A rolling wave of local political revolts is threatening to derail the US data center buildout underpinning the AI boom, with mounting delays already costing hyperscalers tens of billions of dollars, according to a Tom's Hardware report published April 18, 2026. The backlash is now broad enough to reshape where and when the next generation of AI compute gets built.
Communities Push Back
A small town in Missouri recently ousted half of its city council over approval of a $6 billion data center project, with residents filing a petition to remove the mayor. In Claremore, Oklahoma, a farmer was arrested in February for exceeding his speaking time at a town hall on a proposed facility. In Virginia — long the heart of the US data center industry — voter support has collapsed from 69% in 2023 to just 35%, stalling what would have been one of the country's largest builds.
Other jurisdictions are passing hard restrictions. Maine has imposed a moratorium on data centers larger than 20 megawatts until October 2027. Tulsa approved a temporary moratorium through year-end. San Marcos rejected the rezoning for a 200-megawatt facility in February. In Brown County, Wisconsin, developers are reportedly offering $120,000 per acre for rural land, fueling further tension.
The Dollar Impact
A report from Data Center Watch found that at least $156 billion in data center projects were blocked or delayed in 2025 amid local opposition and litigation, with at least 142 activist groups now organized across 24 states. The group says residents have blocked or delayed a cumulative $64 billion in projects over the past two years.

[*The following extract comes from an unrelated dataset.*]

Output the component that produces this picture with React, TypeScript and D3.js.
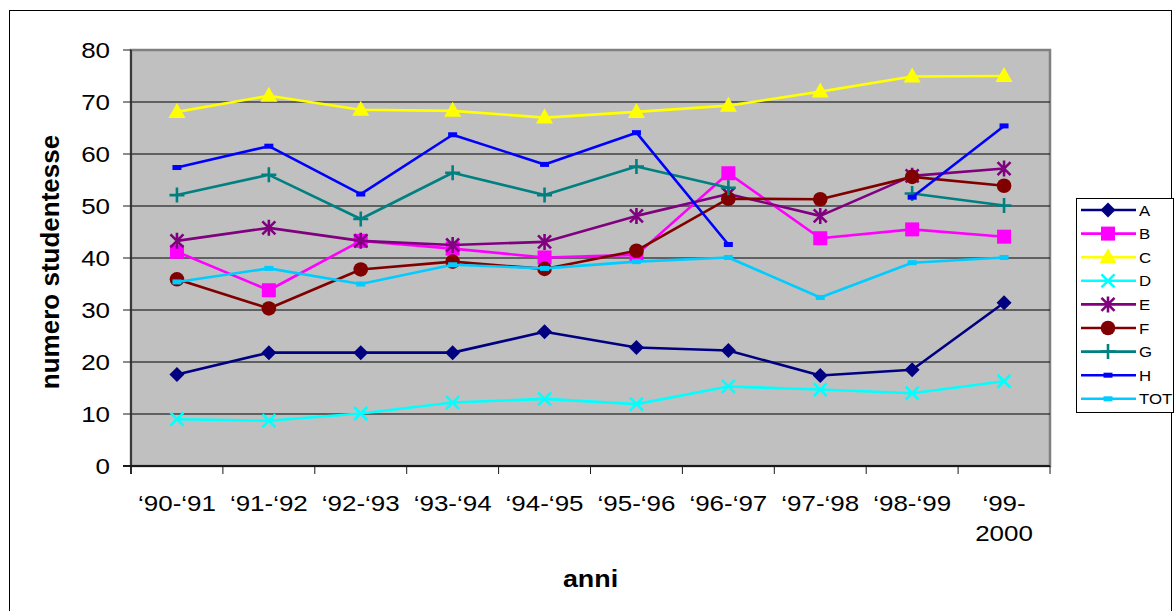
import React from "react";
import * as d3 from "d3";

// Academic years on the x axis (last label wraps onto two lines)
const years: string[][] = [
  ["\u201890-\u201891"],
  ["\u201891-\u201892"],
  ["\u201892-\u201893"],
  ["\u201893-\u201894"],
  ["\u201894-\u201895"],
  ["\u201895-\u201896"],
  ["\u201896-\u201897"],
  ["\u201897-\u201898"],
  ["\u201898-\u201899"],
  ["\u201899-", "2000"],
];

const yTicks = [0, 10, 20, 30, 40, 50, 60, 70, 80];

// Female students per faculty and year (null = no data)
const seriesA = [17.6, 21.8, 21.8, 21.8, 25.8, 22.8, 22.2, 17.4, 18.5, 31.4];
const seriesB = [41.2, 33.8, 43.3, 41.8, 40.1, 40.6, 56.3, 43.8, 45.5, 44.1];
const seriesC = [68.1, 71.2, 68.5, 68.3, 67.0, 68.1, 69.3, 72.0, 74.9, 75.0];
const seriesD = [9.0, 8.7, 10.1, 12.2, 12.9, 11.9, 15.3, 14.7, 14.0, 16.3];
const seriesE = [43.3, 45.8, 43.3, 42.5, 43.1, 48.1, 52.3, 48.1, 55.8, 57.2];
const seriesF = [35.9, 30.3, 37.8, 39.3, 37.9, 41.4, 51.4, 51.3, 55.6, 53.9];
const seriesG = [52.1, 56.0, 47.5, 56.4, 52.1, 57.6, 53.5, null, 52.4, 50.1];
const seriesH = [57.4, 61.5, 52.3, 63.7, 58.0, 64.1, 42.6, null, 51.7, 65.4];
const seriesTOT = [35.4, 38.0, 35.0, 38.7, 38.0, 39.3, 40.1, 32.4, 39.1, 40.1];

type Marker = "diamond" | "square" | "triangle" | "x" | "star" | "circle" | "plus" | "bar";

const series: { name: string; values: (number | null)[]; color: string; marker: Marker }[] = [
  { name: "A", values: seriesA, color: "#000080", marker: "diamond" },
  { name: "B", values: seriesB, color: "#FF00FF", marker: "square" },
  { name: "C", values: seriesC, color: "#FFFF00", marker: "triangle" },
  { name: "D", values: seriesD, color: "#00FFFF", marker: "x" },
  { name: "E", values: seriesE, color: "#800080", marker: "star" },
  { name: "F", values: seriesF, color: "#800000", marker: "circle" },
  { name: "G", values: seriesG, color: "#008080", marker: "plus" },
  { name: "H", values: seriesH, color: "#0000FF", marker: "bar" },
  { name: "TOT", values: seriesTOT, color: "#00CCFF", marker: "bar" },
];

const W = 1174;
const H = 611;
const plot = { left: 131, right: 1050, top: 50, bottom: 466 };
const FONT = "'Liberation Sans', Arial, Helvetica, sans-serif";
const SX = 1.18; // horizontal text stretch

function MarkerShape({ type, x, y, color }: { type: Marker; x: number; y: number; color: string }) {
  switch (type) {
    case "diamond":
      return <path d={`M${x},${y - 7.5}L${x + 7.5},${y}L${x},${y + 7.5}L${x - 7.5},${y}Z`} fill={color} />;
    case "square":
      return <rect x={x - 7} y={y - 7} width={14} height={14} fill={color} />;
    case "triangle":
      return <path d={`M${x},${y - 9}L${x + 8.5},${y + 6}L${x - 8.5},${y + 6}Z`} fill={color} />;
    case "x":
      return (
        <path
          d={`M${x - 6.5},${y - 6.5}L${x + 6.5},${y + 6.5}M${x - 6.5},${y + 6.5}L${x + 6.5},${y - 6.5}`}
          stroke={color}
          strokeWidth={2.6}
        />
      );
    case "star":
      return (
        <path
          d={`M${x - 6.5},${y - 6.5}L${x + 6.5},${y + 6.5}M${x - 6.5},${y + 6.5}L${x + 6.5},${y - 6.5}M${x},${y - 8}L${x},${y + 8}`}
          stroke={color}
          strokeWidth={2.6}
        />
      );
    case "circle":
      return <circle cx={x} cy={y} r={7.3} fill={color} />;
    case "plus":
      return (
        <path d={`M${x - 7.5},${y}L${x + 7.5},${y}M${x},${y - 7.5}L${x},${y + 7.5}`} stroke={color} strokeWidth={2.6} />
      );
    case "bar":
      return <rect x={x - 4.5} y={y - 2.5} width={9} height={5} fill={color} />;
  }
}

export default function App() {
  const x = d3
    .scaleBand<number>()
    .domain(d3.range(years.length))
    .range([plot.left, plot.right]);
  const cx = (i: number) => (x(i) as number) + x.bandwidth() / 2;
  const y = d3.scaleLinear().domain([0, 80]).range([plot.bottom, plot.top]);

  const line = d3
    .line<number | null>()
    .defined((d) => d !== null)
    .x((_, i) => cx(i))
    .y((d) => y(d as number));

  const legendX = 1076;
  const legendTop = 198;
  const legendStep = 23.6;

  return (
    <svg width={W} height={H} style={{ position: "absolute", left: 0, top: 0, background: "#fff" }}>
      {/* chart area frame */}
      <rect x={9.5} y={10.5} width={1162} height={640} fill="#fff" stroke="#000" strokeWidth={1} />

      {/* plot area */}
      <rect
        x={plot.left}
        y={plot.top}
        width={plot.right - plot.left}
        height={plot.bottom - plot.top}
        fill="#C0C0C0"
        stroke="#808080"
        strokeWidth={2.5}
      />

      {/* gridlines */}
      {yTicks
        .filter((t) => t > 0 && t < 80)
        .map((t) => (
          <line key={t} x1={plot.left} x2={plot.right} y1={y(t)} y2={y(t)} stroke="#000" strokeWidth={1} />
        ))}

      {/* axes */}
      <line x1={plot.left} x2={plot.left} y1={plot.top} y2={plot.bottom + 8} stroke="#3a3a3a" strokeWidth={2} />
      <line x1={plot.left - 8} x2={plot.right} y1={plot.bottom} y2={plot.bottom} stroke="#1a1a1a" strokeWidth={2} />
      {yTicks.map((t) => (
        <line key={t} x1={plot.left - 8} x2={plot.left} y1={y(t)} y2={y(t)} stroke="#1a1a1a" strokeWidth={1} />
      ))}
      {d3.range(years.length + 1).map((i) => {
        const xx = i < years.length ? (x(i) as number) : plot.right;
        return <line key={i} x1={xx} x2={xx} y1={plot.bottom} y2={plot.bottom + 8} stroke="#1a1a1a" strokeWidth={1} />;
      })}

      {/* y tick labels */}
      {yTicks.map((t) => (
        <g key={t} transform={`translate(${plot.left - 21},${y(t) + 8}) scale(${SX},1)`}>
          <text textAnchor="end" fontFamily={FONT} fontSize={22} fill="#000">
            {t}
          </text>
        </g>
      ))}

      {/* x tick labels */}
      {years.map((lines, i) =>
        lines.map((s, j) => (
          <g key={`${i}-${j}`} transform={`translate(${cx(i)},${511 + j * 30}) scale(${SX},1)`}>
            <text textAnchor="middle" fontFamily={FONT} fontSize={22} fill="#000">
              {s}
            </text>
          </g>
        ))
      )}

      {/* axis titles */}
      <g transform={`translate(${(plot.left + plot.right) / 2},587) scale(1.12,1)`}>
        <text textAnchor="middle" fontFamily={FONT} fontSize={24} fontWeight="bold" fill="#000">
          anni
        </text>
      </g>
      <text
        transform={`translate(59,${(plot.top + plot.bottom) / 2 + 4}) rotate(-90)`}
        textAnchor="middle"
        fontFamily={FONT}
        fontSize={26}
        fontWeight="bold"
        fill="#000"
      >
        numero studentesse
      </text>

      {/* series */}
      {series.map((s) => (
        <g key={s.name}>
          <path d={line(s.values) ?? ""} fill="none" stroke={s.color} strokeWidth={2.6} strokeLinejoin="round" />
          {s.values.map((v, i) =>
            v === null ? null : <MarkerShape key={i} type={s.marker} x={cx(i)} y={y(v)} color={s.color} />
          )}
        </g>
      ))}

      {/* legend */}
      <rect x={legendX + 0.5} y={legendTop + 0.5} width={97} height={214} fill="#fff" stroke="#000" strokeWidth={1} />
      {series.map((s, i) => {
        const ly = legendTop + 12 + i * legendStep;
        return (
          <g key={s.name}>
            <line x1={legendX + 5} x2={legendX + 60} y1={ly} y2={ly} stroke={s.color} strokeWidth={2.6} />
            <MarkerShape type={s.marker} x={legendX + 32} y={ly} color={s.color} />
            <g transform={`translate(${legendX + 63},${ly + 5.5}) scale(1.12,1)`}>
              <text fontFamily={FONT} fontSize={15} fill="#000">
                {s.name}
              </text>
            </g>
          </g>
        );
      })}
    </svg>
  );
}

Analytics data cited in the reporting suggests approximately half of all planned US data center builds this year are likely to be delayed or canceled. Only about a third of roughly 140 large-scale projects — representing around 12 gigawatts of power — are under construction, with the remainder stuck in pre-production and unlikely to open on schedule.
Implications for the AI Stack
The timing is awkward for companies pushing historic capex. OpenAI has committed around $100 billion to AI infrastructure, while Oracle signed a five-year compute deal reportedly worth roughly $300 billion. Meta, Google, Microsoft, Nvidia, and Cloverleaf Infrastructure are all named among the affected builders. Delays that push capacity by even a few quarters directly threaten model training schedules, cloud expansion plans, and the unit economics investors are pricing into an increasingly IPO-ready sector.
The broader signal is that the AI industry's growth is no longer bottlenecked only by chips and power — it is now bottlenecked by local politics. Hyperscalers that fail to win over communities may find their multi-billion-dollar roadmaps running into city council votes and primary elections as often as into supply chains.